Stated task
Say only how many lines contain the word "this".

Records to use
____
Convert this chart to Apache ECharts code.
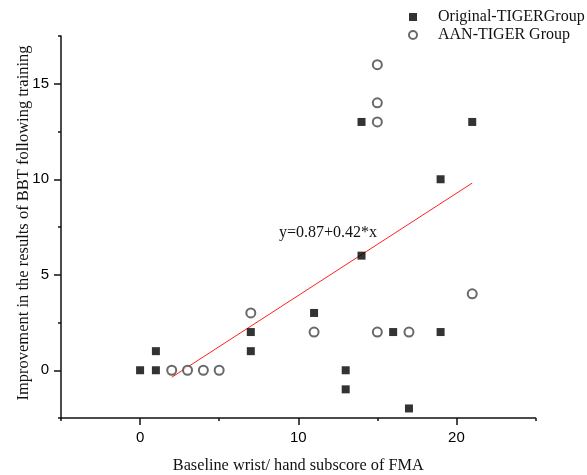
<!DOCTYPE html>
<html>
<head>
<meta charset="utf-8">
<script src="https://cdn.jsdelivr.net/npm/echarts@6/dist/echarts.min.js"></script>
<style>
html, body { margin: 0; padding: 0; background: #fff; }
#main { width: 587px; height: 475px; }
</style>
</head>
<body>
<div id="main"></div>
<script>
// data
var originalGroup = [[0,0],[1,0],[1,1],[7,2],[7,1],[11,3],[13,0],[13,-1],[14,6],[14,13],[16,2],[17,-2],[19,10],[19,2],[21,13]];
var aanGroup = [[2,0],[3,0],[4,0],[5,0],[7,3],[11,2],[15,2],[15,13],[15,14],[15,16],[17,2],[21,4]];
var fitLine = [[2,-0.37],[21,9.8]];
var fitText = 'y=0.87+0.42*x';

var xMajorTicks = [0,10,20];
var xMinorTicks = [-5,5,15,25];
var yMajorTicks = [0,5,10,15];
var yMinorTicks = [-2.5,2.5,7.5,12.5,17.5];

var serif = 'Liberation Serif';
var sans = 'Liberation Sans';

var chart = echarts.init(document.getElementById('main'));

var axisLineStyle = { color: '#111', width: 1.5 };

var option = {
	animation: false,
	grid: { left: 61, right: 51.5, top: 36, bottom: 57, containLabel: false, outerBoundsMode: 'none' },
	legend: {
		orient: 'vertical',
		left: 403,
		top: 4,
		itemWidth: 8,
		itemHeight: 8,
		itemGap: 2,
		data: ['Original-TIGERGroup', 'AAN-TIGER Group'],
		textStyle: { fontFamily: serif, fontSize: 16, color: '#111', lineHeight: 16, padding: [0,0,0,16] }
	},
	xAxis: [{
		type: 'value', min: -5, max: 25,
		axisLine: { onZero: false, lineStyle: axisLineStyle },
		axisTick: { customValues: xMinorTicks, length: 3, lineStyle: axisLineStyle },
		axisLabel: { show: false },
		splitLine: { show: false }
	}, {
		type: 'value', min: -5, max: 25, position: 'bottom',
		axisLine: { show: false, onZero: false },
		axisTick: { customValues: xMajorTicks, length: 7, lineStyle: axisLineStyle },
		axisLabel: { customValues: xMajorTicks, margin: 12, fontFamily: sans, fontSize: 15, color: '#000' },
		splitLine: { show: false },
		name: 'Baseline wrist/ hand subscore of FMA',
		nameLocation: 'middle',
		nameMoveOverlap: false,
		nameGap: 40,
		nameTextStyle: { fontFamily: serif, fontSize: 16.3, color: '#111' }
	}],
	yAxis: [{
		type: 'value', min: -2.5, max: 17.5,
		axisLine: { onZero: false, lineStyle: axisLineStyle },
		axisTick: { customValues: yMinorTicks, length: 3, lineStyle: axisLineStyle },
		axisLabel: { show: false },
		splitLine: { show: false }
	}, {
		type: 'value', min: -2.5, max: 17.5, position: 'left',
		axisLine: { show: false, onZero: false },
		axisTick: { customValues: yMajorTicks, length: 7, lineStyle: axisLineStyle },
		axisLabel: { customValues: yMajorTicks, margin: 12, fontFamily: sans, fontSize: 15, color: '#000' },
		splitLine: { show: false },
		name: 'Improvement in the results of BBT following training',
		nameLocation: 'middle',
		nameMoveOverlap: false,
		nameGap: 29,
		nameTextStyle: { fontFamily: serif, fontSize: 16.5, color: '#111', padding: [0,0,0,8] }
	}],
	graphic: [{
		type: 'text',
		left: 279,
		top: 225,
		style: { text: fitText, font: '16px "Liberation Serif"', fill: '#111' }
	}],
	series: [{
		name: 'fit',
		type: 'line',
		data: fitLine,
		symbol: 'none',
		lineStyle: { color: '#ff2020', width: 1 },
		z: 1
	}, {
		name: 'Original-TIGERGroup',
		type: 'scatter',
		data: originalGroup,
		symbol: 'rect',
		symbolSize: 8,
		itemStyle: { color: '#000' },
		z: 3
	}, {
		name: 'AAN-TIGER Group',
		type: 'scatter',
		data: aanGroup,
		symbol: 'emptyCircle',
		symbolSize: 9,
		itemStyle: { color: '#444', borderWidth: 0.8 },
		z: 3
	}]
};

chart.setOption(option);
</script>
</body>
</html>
____
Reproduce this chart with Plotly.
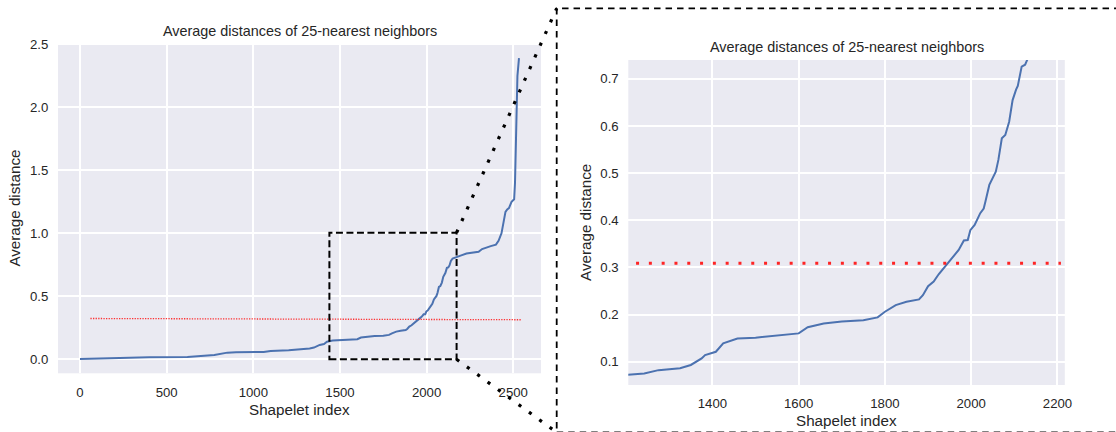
____
Result of the exercise
2